The Birth of Venus, c. 1485 / wiki

He was a good reader, and he fell into the study of Dante and even wrote an analysis of the Divine Comedy, which helped him to bridge the gap between the Medieval Gothic style and humanist realism. At that time, emerging human anatomy ideas fascinated artists, and Botticelli used them in his paintings. As a potential painter, Botticelli harmonised the charm of story and sentiments in a beautiful narrative style, converting the painting as an art of visual feast, in a charming of lines and colours. Botticelli elevates the biblical theme incorporated with a humanistic perspective, such as Madonna and Child with St. John the Baptist (1470-75), Adoration of the Magi (1475), Sacra Conversazione (1470-72), and his most celebrated works, such Primavera (1482) and The Birth of Venus (1485). 

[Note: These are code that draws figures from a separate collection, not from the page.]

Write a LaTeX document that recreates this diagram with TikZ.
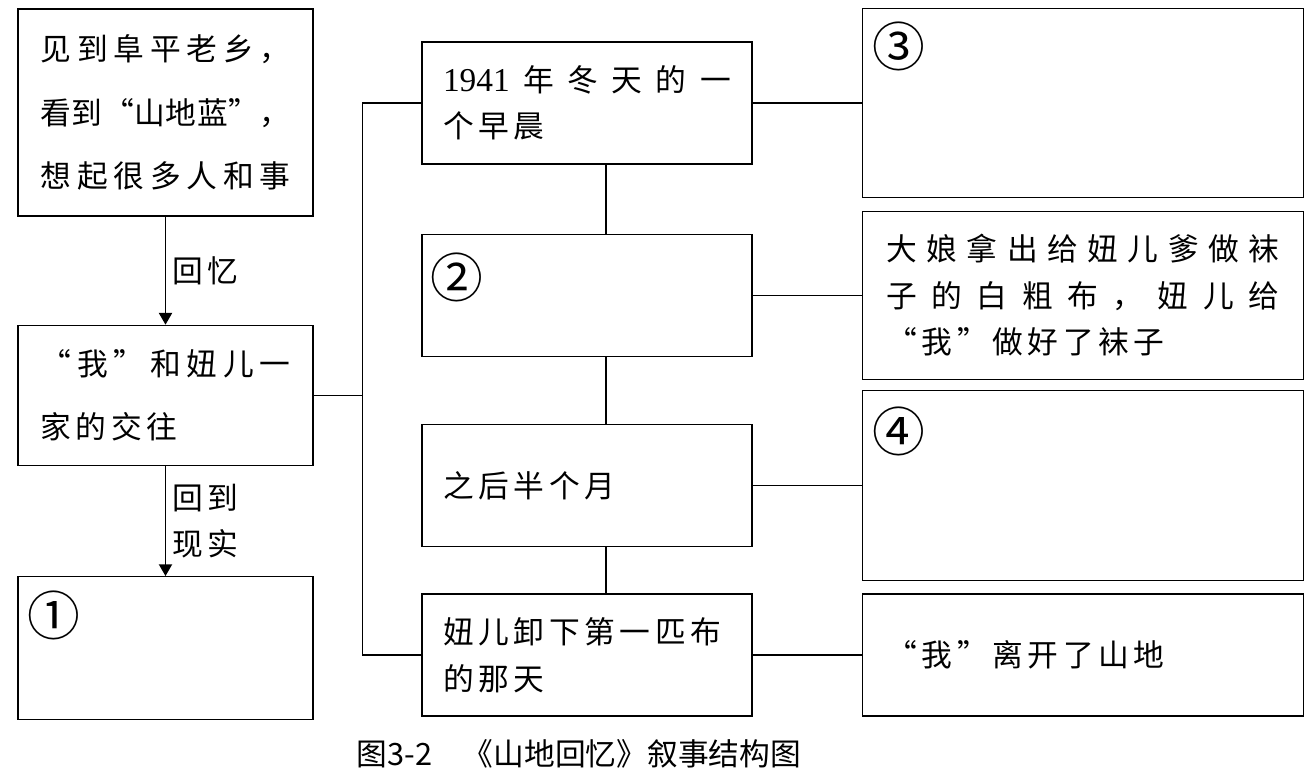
\documentclass[tikz,border=0pt]{standalone}
\usepackage{fontspec}
\setmainfont{Liberation Serif}
\newfontfamily\cjk[LetterSpace=15]{Noto Sans CJK SC}
\newfontfamily\cjkn{Noto Sans CJK SC}
\usetikzlibrary{positioning,arrows}
\makeatletter
\def\spreadline#1{\spr@ad#1\relax}
\def\spr@ad#1#2\relax{#1\ifx\relax#2\relax\else\hfill\spr@ad#2\relax\fi}
\makeatother
\tikzstyle{bx}=[draw, rectangle, thick, align=left]
\tikzstyle{lo}=[font=\cjk\fontsize{17.5}{36}\selectfont]
\tikzstyle{ti}=[font=\cjk\fontsize{17.5}{26.5}\selectfont]
\tikzstyle{nm}=[font=\cjkn\fontsize{30}{30}\selectfont, inner sep=0pt]
\tikzstyle{lb}=[font=\cjk\fontsize{17.5}{26.5}\selectfont, align=left]
\begin{document}
\begin{tikzpicture}[x=0.02cm, y=-0.02cm, thick, >=triangle 60]
	\useasboundingbox (0,0) rectangle (1316,777);
	% left column
	\node[bx, lo, minimum width=5.9cm, minimum height=4.14cm, text width=5cm] (A) at (165.5,112.5) {\spreadline{见到阜平老乡，}\\\spreadline{看到“山地蓝”，}\\\spreadline{想起很多人和事}};
	\node[bx, lo, minimum width=5.9cm, minimum height=2.8cm, text width=5cm] (B) [below=2.16cm of A] {\spreadline{“我”和妞儿一}\\家的交往};
	\node[bx, minimum width=5.9cm, minimum height=2.86cm] (C) [below=2.2cm of B] {};
	
	% middle column
	\node[bx, ti, minimum width=6.6cm, minimum height=2.44cm, text width=5.76cm] (D) at (587,103) {\spreadline{{{\rmfamily\fontsize{19}{26.5}\selectfont 1941}}年冬天的一}\\个早晨};
	\node[bx, minimum width=6.6cm, minimum height=2.44cm] (E) [below=1.38cm of D] {};
	\node[bx, ti, minimum width=6.6cm, minimum height=2.44cm, text width=5.76cm] (F) [below=1.34cm of E] {之后半个月};
	\node[bx, ti, minimum width=6.6cm, minimum height=2.44cm, text width=5.76cm] (G) [below=0.92cm of F] {妞儿卸下第一匹布\\的那天};
	
	% right column
	\node[bx, minimum width=8.82cm, minimum height=3.78cm] (H) [right=2.18cm of D] {};
	\node[bx, ti, minimum width=8.82cm, minimum height=3.36cm, text width=7.86cm] (I) [right=2.18cm of E] {\spreadline{大娘拿出给妞儿爹做袜}\\\spreadline{子的白粗布，妞儿给}\\“我”做好了袜子};
	\node[bx, minimum width=8.82cm, minimum height=3.8cm] (J) [right=2.18cm of F] {};
	\node[bx, ti, minimum width=8.82cm, minimum height=2.44cm, text width=7.86cm] (K) [right=2.18cm of G] {“我”离开了山地};
	
	% blanks
	\node[nm] (n1) at ([shift={(0.74cm,-0.78cm)}]C.north west) {①};
	\node[nm] (n2) at ([shift={(0.72cm,-0.88cm)}]E.north west) {②};
	\node[nm] (n3) at ([shift={(0.74cm,-0.78cm)}]H.north west) {③};
	\node[nm] (n4) at ([shift={(0.74cm,-0.82cm)}]J.north west) {④};
	
	\coordinate (tr) at ([xshift=0.98cm]B.east);
	\draw (A) edge[->] node[right, lb] {回忆} (B);
	\draw (B) edge[->] node[right, lb] {回到\\现实} (C);
	\draw (B.east) -- (tr);
	\draw (D.west) -| (tr) |- (G.west);
	\draw ([xshift=0.38cm]D.south) -- ([xshift=0.38cm]E.north);
	\draw ([xshift=0.38cm]E.south) -- ([xshift=0.38cm]F.north);
	\draw ([xshift=0.38cm]F.south) -- ([xshift=0.38cm]G.north);
	\draw (D) -- (H);
	\draw (E) -- (I);
	\draw (F) -- (J);
	\draw (G) -- (K);
	
	\node[font=\cjkn\fontsize{17.5}{20}\selectfont, anchor=base west] (cap) at (350,765) {图3-2\quad《山地回忆》叙事结构图};
\end{tikzpicture}
\end{document}
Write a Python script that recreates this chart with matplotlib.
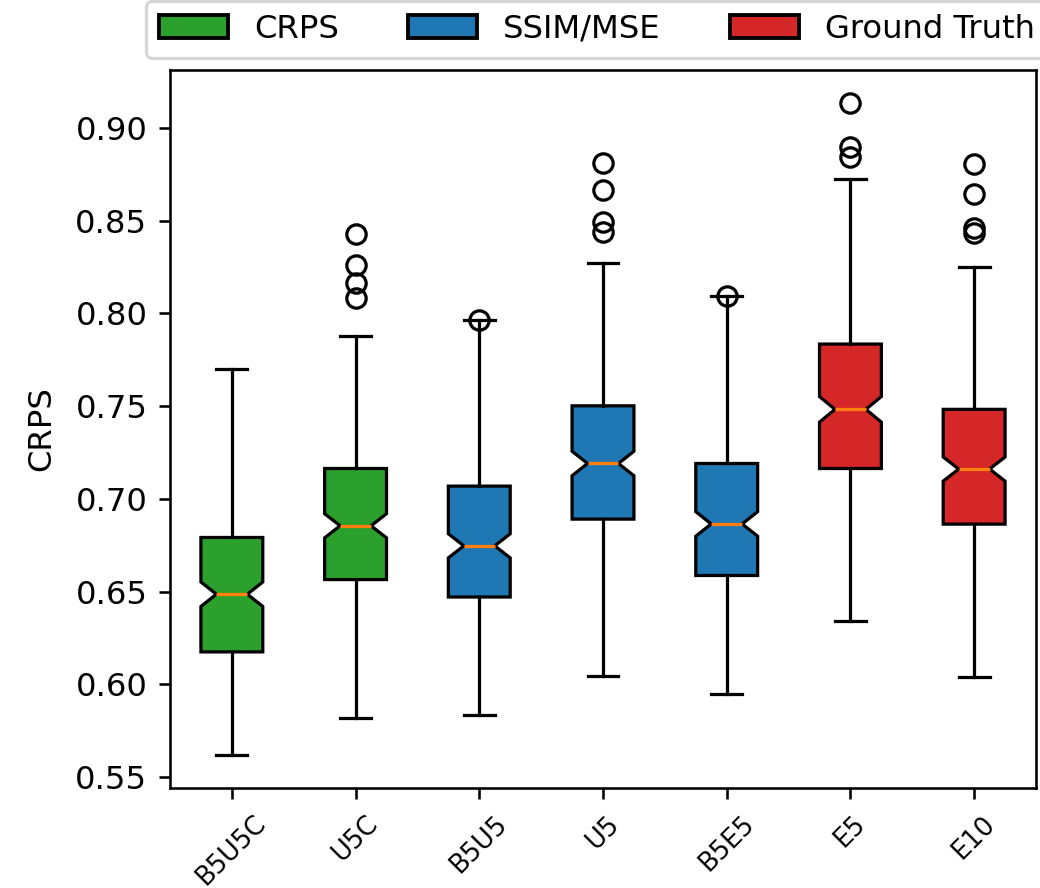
import matplotlib
matplotlib.use("Agg")
import matplotlib.pyplot as plt
from matplotlib.patches import Patch

# ---- data ----
labels = ["B5U5C", "U5C", "B5U5", "U5", "B5E5", "E5", "E10"]
groups = ["CRPS", "CRPS", "SSIM/MSE", "SSIM/MSE", "SSIM/MSE", "Ground Truth", "Ground Truth"]
whisker_low = [0.5617, 0.5821, 0.5833, 0.6043, 0.5950, 0.6340, 0.6040]
q1 = [0.6175, 0.6565, 0.6471, 0.6891, 0.6587, 0.7164, 0.6864]
medians = [0.6486, 0.6855, 0.6747, 0.7191, 0.6865, 0.7483, 0.7161]
q3 = [0.6792, 0.7164, 0.7069, 0.7502, 0.7191, 0.7835, 0.7483]
whisker_high = [0.7699, 0.7878, 0.7965, 0.8271, 0.8096, 0.8724, 0.8252]
notch_half = [0.0066, 0.0065, 0.0065, 0.0066, 0.0066, 0.0069, 0.0065]
outliers = [
    [],
    [0.8429, 0.8261, 0.8163, 0.8082],
    [0.7965],
    [0.8810, 0.8666, 0.8495, 0.8441],
    [0.8096],
    [0.9137, 0.8900, 0.8843],
    [0.8805, 0.8645, 0.8460, 0.8432],
]
group_names = ["CRPS", "SSIM/MSE", "Ground Truth"]
group_colors = {"CRPS": "#2ca02c", "SSIM/MSE": "#1f77b4", "Ground Truth": "#d62728"}

dpi = 232
fig = plt.figure(figsize=(1040 / dpi, 888 / dpi), dpi=dpi)
ax = fig.add_axes([170 / 1040, 1 - 788 / 888, (1036 - 170) / 1040, (788 - 70) / 888])

stats = []
for i in range(len(labels)):
    stats.append(dict(
        label=labels[i], whislo=whisker_low[i], q1=q1[i], med=medians[i],
        q3=q3[i], whishi=whisker_high[i], fliers=outliers[i],
        cilo=medians[i] - notch_half[i], cihi=medians[i] + notch_half[i],
    ))

bp = ax.bxp(stats, shownotches=True, patch_artist=True,
            flierprops=dict(marker="o", markerfacecolor="none", markeredgecolor="black", markersize=6),
            medianprops=dict(color="#ff7f0e"))
for patch, g in zip(bp["boxes"], groups):
    patch.set_facecolor(group_colors[g])
    patch.set_edgecolor("black")

ax.set_ylabel("CRPS", labelpad=5.5)
ax.set_yticks([0.55, 0.60, 0.65, 0.70, 0.75, 0.80, 0.85, 0.90])
ax.set_yticklabels([f"{t:.2f}" for t in ax.get_yticks()])
ax.tick_params(axis="x", labelsize=8)
plt.setp(ax.get_xticklabels(), rotation=45)

handles = [Patch(facecolor=group_colors[g], edgecolor="black", linewidth=1.2, label=g)
           for g in group_names]
fig.legend(handles=handles, loc="upper left", bbox_to_anchor=(146 / 1040, 1 - 1 / 888),
           ncol=3, borderaxespad=0, handlelength=2.15, columnspacing=2.15)

fig.savefig("out.png", dpi=dpi)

Botticelli’s commissioned works in the Sistine Chapel are the best example of his talent but were overshadowed and disrupted by Michelangelo’s works, and according to scholars, some of the earlier frescos were destroyed to make room for his paintings.  

Botticellis is appreciated for his mythological and altarpieces, such as Madona and Child and other biblical stories. For some scholars, Botticelli is a significant figure in portraiture art, a group of people or portraits in narrative moods.

Lamentation of Christ / wiki

‘Of course, one should add that Botticelli is a giant among other giants – Antonello da Messina, Andrea Mantegna, Giovanni Bellini, Leonardo da Vinci. For this very reason, it is important to understand the particular position Sandro occupies in the history of modern autonomous portraiture and to analyse the works through which he arrived at it, write Patrizia Zambrano in his ‘Sandro Botticelli and the birth of modern portraiture’.

According to Patrizia, the autonomous portrait has a much less linear history but still needs to be more obscure. Private citizens had little hesitation in depicting themselves in social contexts but were more resistant to seeing their images fixed in painting. In the Renaissance, artists were used to change this idea, and Botticelli is among the protagonists in this shift. 

Some scholars, like Paul Holberton, argued that Botticelli and other artists are examples of reflections of the age of discovery in visual art, which they ‘were all ‘inventive’ artists in the sense that they devised novel pictorial representations. 

Art scholar Gabriel Montua bring attention to Botticelli’s gender politics; ‘his females, especially his nude Venus, stand for the iconic representation of women in paintings, while the ubiquity of some of his most famous figures makes his name synonymous with Renaissance art, with the High Art of Europe’. According to Montua, ‘A motif by Botticelli refers not only to Botticelli but also to European culture. Thus, this second layer of meaning raises the awareness of geography and facilitates the subsequent development of a geopolitical reading of the work. This is not the case when the source, lacking specific features, cannot be identified in the new work’. 

The Mystical Nativity (c. 1500–01) /wiki

What is the gender choices at that time? Botticelli is the visual practitioner of the Christian era and shows concerns about the narration of gender in his painting. Botticelli’s famous works depict women as central subjects and portray them as nude objects of the gaze, such as in The Birth of Venus, a goddess of love sailing to shore from the sea on a giant shell. Primavera depicts a series of figures from classical mythology in a garden or woodland. Many of Botticelli’s deals with the gender bias of that period. 

Botticelli died at 65, and scholars argue he was poor and unaccomplished when he died, and his work lay forgotten for over 400 years after his death. Looking back at history, he has the admiration he earned through a lifetime of attainment. Sandro Botticelli’s gift to the Italian Renaissance period was a great honour.